John McCord’s office reminds me of a big tree house. I’m not sure if it’s the way it sits back behind Satterfield’s, perched up in the air with a view of downtown out the window, or if it’s the pig figurines and other knick-knacks covering the walls. Regardless, after talking to John for a few minutes, it’s as obvious that only a few of his incredible stories are fit for all audiences as it is that he has a lot more of those little piggy statues.

Raised in Macon, after a stint in a Barnesville military school, John spent his teenage years working at an underground club called “The Cave” off of Mulberry Street. It was literally underground. The way John tells it, he learned a lot during his time there—not the easy way and not the hard way, but the fun way. See, on Friday afternoons it was John’s responsibility to head to the Macon airport and pick up a few things for the club. Like, lobsters and women. The women were from Miami and danced at The Cave, which John says was upscale… but with scantily-clad dancers.

After working countless bars, including The Cottage, Grey Goose and a brief stint at The Rookery when it was still a new bar, John graduated from Mercer with a degree in history.
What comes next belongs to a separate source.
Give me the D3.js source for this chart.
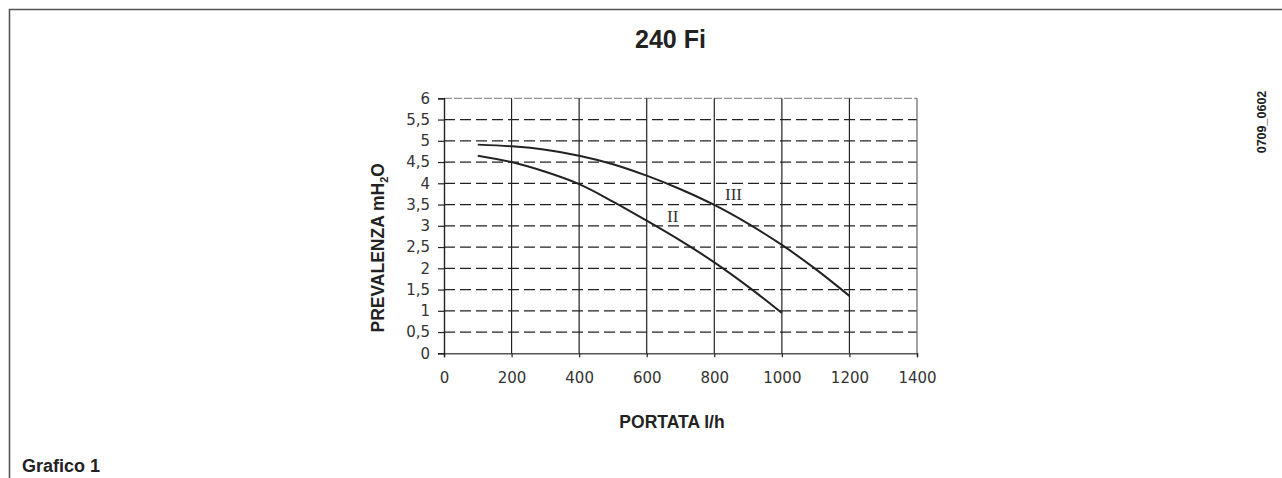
<html lang="ita">
<head>
<script src="https://d3js.org/d3.v7.min.js" charset="utf-8"></script>
<style>
  body { margin: 0; background: #fff; }
  svg { display: block; }
  .lbl { font-family: 'Liberation Sans', Arial, sans-serif; font-weight: bold; fill: #222; }
  .tick text { font-family: 'DejaVu Sans', Verdana, sans-serif; font-size: 15px; fill: #333; }
</style>
</head>
<body>
<script>
  // data
  var flowTicks = [0, 200, 400, 600, 800, 1000, 1200, 1400];
  var headTicks = [0, 0.5, 1, 1.5, 2, 2.5, 3, 3.5, 4, 4.5, 5, 5.5, 6];

  var flowII = [100, 200, 300, 400, 500, 600, 700, 800, 900, 1000];
  var headII = [4.65, 4.5, 4.27, 3.98, 3.57, 3.12, 2.65, 2.14, 1.57, 0.95];

  var flowIII = [100, 200, 300, 400, 500, 600, 700, 800, 900, 1000, 1100, 1200];
  var headIII = [4.91, 4.87, 4.79, 4.65, 4.45, 4.18, 3.86, 3.49, 3.05, 2.55, 1.98, 1.35];

  var width = 1282, height = 478;

  var svg = d3.select("body").append("svg")
      .attr("width", width)
      .attr("height", height);

  // frame (top + left only)
  svg.append("path")
      .attr("d", "M9.5," + height + "V9.5H" + width)
      .attr("fill", "none")
      .attr("stroke", "#555")
      .attr("stroke-width", 1.6);

  var x = d3.scaleLinear().domain([0, 1400]).range([444, 917]);
  var y = d3.scaleLinear().domain([0, 6]).range([353.3, 98.3]);

  // horizontal dashed grid
  svg.append("g").selectAll("line")
      .data(headTicks.filter(function(d) { return d > 0 && d < 6; }))
      .enter().append("line")
      .attr("x1", x(0)).attr("x2", x(1400))
      .attr("y1", function(d) { return y(d); })
      .attr("y2", function(d) { return y(d); })
      .attr("stroke", "#222")
      .attr("stroke-width", 1.2)
      .attr("stroke-dasharray", "11,5");

  // top border, lighter dashed
  svg.append("line")
      .attr("x1", x(0)).attr("x2", x(1400))
      .attr("y1", y(6)).attr("y2", y(6))
      .attr("stroke", "#777")
      .attr("stroke-width", 1)
      .attr("stroke-dasharray", "8,2");

  // vertical solid grid
  svg.append("g").selectAll("line")
      .data(flowTicks.filter(function(d) { return d > 0; }))
      .enter().append("line")
      .attr("x1", function(d) { return x(d); })
      .attr("x2", function(d) { return x(d); })
      .attr("y1", y(0)).attr("y2", y(6))
      .attr("stroke", function(d) { return d == 1400 ? "#666" : "#222"; })
      .attr("stroke-width", 1.2);

  // axes
  var xAxis = d3.axisBottom(x).tickValues(flowTicks).tickSize(4).tickPadding(15)
      .tickFormat(d3.format("d"));
  var gx = svg.append("g").attr("transform", "translate(0," + y(0) + ")").call(xAxis);
  gx.select(".domain").attr("stroke", "#555").attr("stroke-width", 1.5);
  gx.selectAll(".tick line").attr("stroke", "#222").attr("stroke-width", 1.2);

  var yAxis = d3.axisLeft(y).tickValues(headTicks).tickSize(6).tickPadding(8)
      .tickFormat(function(d) { return String(d).replace(".", ","); });
  var gy = svg.append("g").attr("transform", "translate(" + x(0) + ",0)").call(yAxis);
  gy.select(".domain").attr("stroke", "#222").attr("stroke-width", 1.4);
  gy.selectAll(".tick line").attr("stroke", "#222").attr("stroke-width", 1.2);

  // curves
  var line = d3.line()
      .x(function(d) { return x(d[0]); })
      .y(function(d) { return y(d[1]); })
      .curve(d3.curveCatmullRom);

  svg.append("path")
      .datum(d3.zip(flowII, headII))
      .attr("d", line)
      .attr("fill", "none")
      .attr("stroke", "#222")
      .attr("stroke-width", 2);

  svg.append("path")
      .datum(d3.zip(flowIII, headIII))
      .attr("d", line)
      .attr("fill", "none")
      .attr("stroke", "#222")
      .attr("stroke-width", 2);

  // curve labels
  svg.append("text")
      .attr("x", 667).attr("y", 222)
      .attr("font-family", "'Liberation Serif', 'Times New Roman', serif")
      .attr("font-size", 17)
      .attr("fill", "#333")
      .text("II");
  svg.append("text")
      .attr("x", 725).attr("y", 200)
      .attr("font-family", "'Liberation Serif', 'Times New Roman', serif")
      .attr("font-size", 17)
      .attr("fill", "#333")
      .text("III");

  // titles
  svg.append("text").attr("class", "lbl")
      .attr("x", 670.5).attr("y", 48)
      .attr("text-anchor", "middle")
      .attr("font-size", 25)
      .text("240 Fi");

  svg.append("text").attr("class", "lbl")
      .attr("x", 672).attr("y", 428)
      .attr("text-anchor", "middle")
      .attr("font-size", 17.5)
      .text("PORTATA l/h");

  var yt = svg.append("text").attr("class", "lbl")
      .attr("transform", "translate(384,163) rotate(-90)")
      .attr("text-anchor", "end")
      .attr("font-size", 17.5);
  yt.append("tspan").text("PREVALENZA mH");
  yt.append("tspan").attr("font-size", 11).attr("dy", 4).text("2");
  yt.append("tspan").attr("dy", -4).text("O");

  svg.append("text").attr("class", "lbl")
      .attr("transform", "translate(1266,122) rotate(-90)")
      .attr("text-anchor", "middle")
      .attr("font-size", 12.5)
      .text("0709_0602");

  svg.append("text").attr("class", "lbl")
      .attr("x", 22).attr("y", 472)
      .attr("font-size", 18)
      .text("Grafico 1");
</script>
</body>
</html>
John didn’t feel much like settling down and managed the operations of Porky’s, a BBQ restaurant off Gray Highway. The business aspect of the restaurant was more than he cared for at the time, and partying is always easier, so John left not too long after. As a road manager for Chuck Leavell, John lost $20,000 of the band’s money, only to find it at the last minute in a guitar case where he had hidden it earlier. He dabbled in other ventures for several years, but his propensity for bar-b-que and partying kept bringing him back.

The urge still flowing in his veins as it was, John and a friend came across a place on New Street, formerly called The Beaver Hut. They decided to combine their knack for a good time and good BBQ—along with a strong business sense—to create a restaurant that would be fun to run and fun for the customers. The result, of course, was Satterfield’s (John’s middle name), which celebrates its 25th anniversary on October 29th.

Between the restaurant and the catering, John hasn’t slowed down a bit either. As he puts it: “I’ve been grinning ever since, and I don’t plan on stopping anytime soon”. In fact, he’s just packed more in. Consider his partnership with Skipper, owner of Jim Shaw’s. It’s a concept as brilliant as it is simple: joining the menus from two of Macon’s most popular restaurants and putting it on the waters of Lake Tobesofkee. You know it as The Fish n’ Pig. Plus, they put together the Fish n’ Pig Boat Crawl, which is now in its second year. (That explains the long train of decorated boats filled with happy, shiny people, all floating out on Tobesofkee to the sounds of live music on the deck of the Fish n’ Pig.)

Of course, this is a labor of love. John’s boat, a 1952 Chris-Craft Racing Runabout that he restored, is a regular fixture on the lake. When he’s not between the lake and his business, John settles in at home, “Pig Manor”. It’s a space he shares with over 7,000 different pig figures, a collection amassed over the years. Like John’s office, I can only begin to tell a fraction of the stories that he has, but one thing is certain, if being around people and showing them a good time is John’s fuel, he has a full tank and isn’t slowing down anytime soon.